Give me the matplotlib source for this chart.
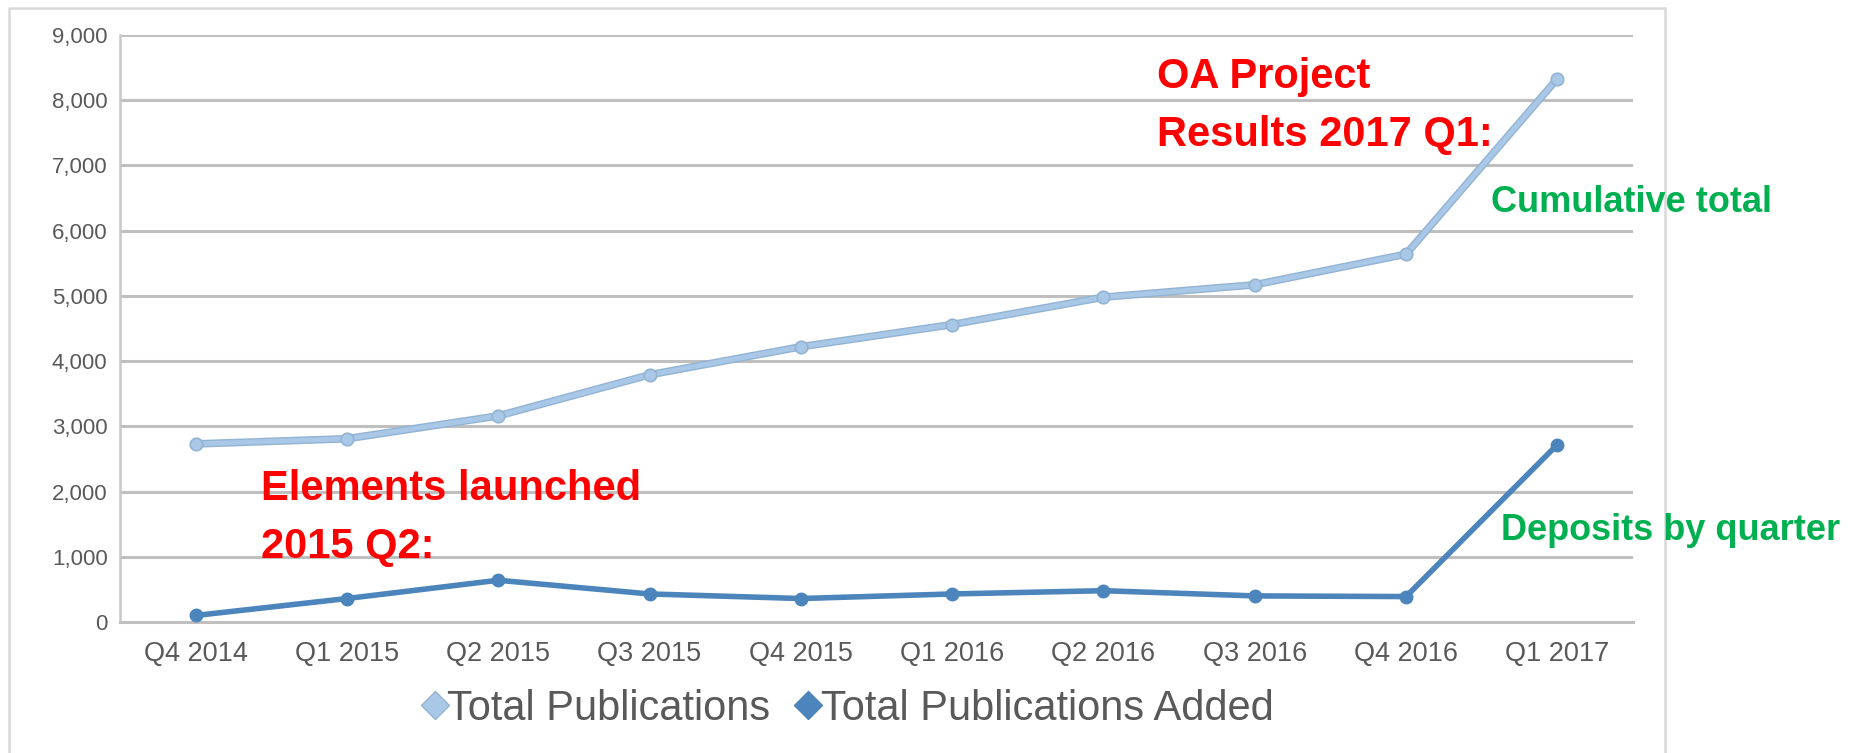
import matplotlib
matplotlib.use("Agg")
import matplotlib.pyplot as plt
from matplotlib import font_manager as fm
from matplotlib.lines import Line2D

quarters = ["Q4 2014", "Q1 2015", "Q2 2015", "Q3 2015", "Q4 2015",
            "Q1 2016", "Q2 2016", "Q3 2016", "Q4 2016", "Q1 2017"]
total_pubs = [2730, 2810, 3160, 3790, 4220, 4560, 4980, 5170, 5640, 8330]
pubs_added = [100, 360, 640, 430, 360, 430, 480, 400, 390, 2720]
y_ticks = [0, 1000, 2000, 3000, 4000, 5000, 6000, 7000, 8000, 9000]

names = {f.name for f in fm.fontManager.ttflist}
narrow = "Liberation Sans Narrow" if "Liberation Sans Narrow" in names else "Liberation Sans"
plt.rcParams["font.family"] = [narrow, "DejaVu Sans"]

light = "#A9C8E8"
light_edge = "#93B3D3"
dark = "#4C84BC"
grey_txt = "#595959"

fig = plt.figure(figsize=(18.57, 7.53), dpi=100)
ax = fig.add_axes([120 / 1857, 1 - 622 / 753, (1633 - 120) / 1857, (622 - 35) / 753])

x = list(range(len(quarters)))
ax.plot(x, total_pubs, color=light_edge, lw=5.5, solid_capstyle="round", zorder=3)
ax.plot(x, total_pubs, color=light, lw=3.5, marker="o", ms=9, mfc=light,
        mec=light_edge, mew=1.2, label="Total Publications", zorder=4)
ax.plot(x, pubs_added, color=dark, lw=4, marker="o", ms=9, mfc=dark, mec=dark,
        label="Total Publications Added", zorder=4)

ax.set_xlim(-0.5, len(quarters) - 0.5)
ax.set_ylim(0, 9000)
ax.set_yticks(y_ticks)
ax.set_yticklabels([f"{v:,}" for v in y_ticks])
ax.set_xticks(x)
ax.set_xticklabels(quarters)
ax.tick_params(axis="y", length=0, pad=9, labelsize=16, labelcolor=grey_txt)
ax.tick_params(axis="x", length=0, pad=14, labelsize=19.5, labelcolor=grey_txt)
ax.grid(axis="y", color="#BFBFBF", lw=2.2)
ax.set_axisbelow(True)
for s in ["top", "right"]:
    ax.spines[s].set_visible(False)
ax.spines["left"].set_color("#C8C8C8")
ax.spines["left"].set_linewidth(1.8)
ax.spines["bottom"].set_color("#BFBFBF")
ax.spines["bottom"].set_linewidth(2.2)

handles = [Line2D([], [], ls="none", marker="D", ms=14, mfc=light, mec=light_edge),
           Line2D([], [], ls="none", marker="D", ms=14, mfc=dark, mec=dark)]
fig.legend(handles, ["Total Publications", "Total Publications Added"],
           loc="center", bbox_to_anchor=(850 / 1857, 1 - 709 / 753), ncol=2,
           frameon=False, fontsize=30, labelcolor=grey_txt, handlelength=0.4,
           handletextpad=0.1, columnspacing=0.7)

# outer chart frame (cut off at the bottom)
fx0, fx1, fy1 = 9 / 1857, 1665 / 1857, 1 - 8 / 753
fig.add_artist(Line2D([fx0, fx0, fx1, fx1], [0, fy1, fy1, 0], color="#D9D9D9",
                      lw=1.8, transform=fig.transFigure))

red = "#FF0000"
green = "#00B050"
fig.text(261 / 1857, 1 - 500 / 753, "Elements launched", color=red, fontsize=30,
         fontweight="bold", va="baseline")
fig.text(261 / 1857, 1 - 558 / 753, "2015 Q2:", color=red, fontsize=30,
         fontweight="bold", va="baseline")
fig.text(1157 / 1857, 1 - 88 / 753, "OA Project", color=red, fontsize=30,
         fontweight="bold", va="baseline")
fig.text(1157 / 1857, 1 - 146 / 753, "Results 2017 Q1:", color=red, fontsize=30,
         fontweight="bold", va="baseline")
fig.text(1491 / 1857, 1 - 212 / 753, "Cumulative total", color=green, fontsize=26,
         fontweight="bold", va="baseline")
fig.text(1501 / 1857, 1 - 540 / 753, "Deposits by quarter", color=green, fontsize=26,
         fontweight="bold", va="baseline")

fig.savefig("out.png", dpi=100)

==

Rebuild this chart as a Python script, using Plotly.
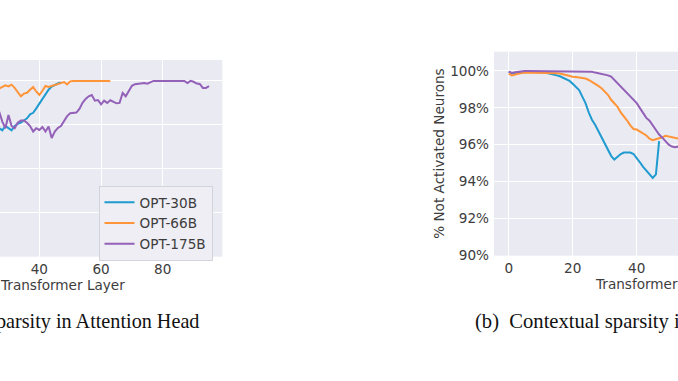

◆ Work to be completed
Your task is to reproduce only the lines from the one with "Give me the matplotlib source for this chart." through the one with "from matplotlib.lines import Line2D", keeping both ends. Skip every picture.

◆ Result for this exercise
Give me the matplotlib source for this chart.
import matplotlib
matplotlib.use("Agg")
import matplotlib.pyplot as plt
from matplotlib import font_manager as fm
from matplotlib.lines import Line2D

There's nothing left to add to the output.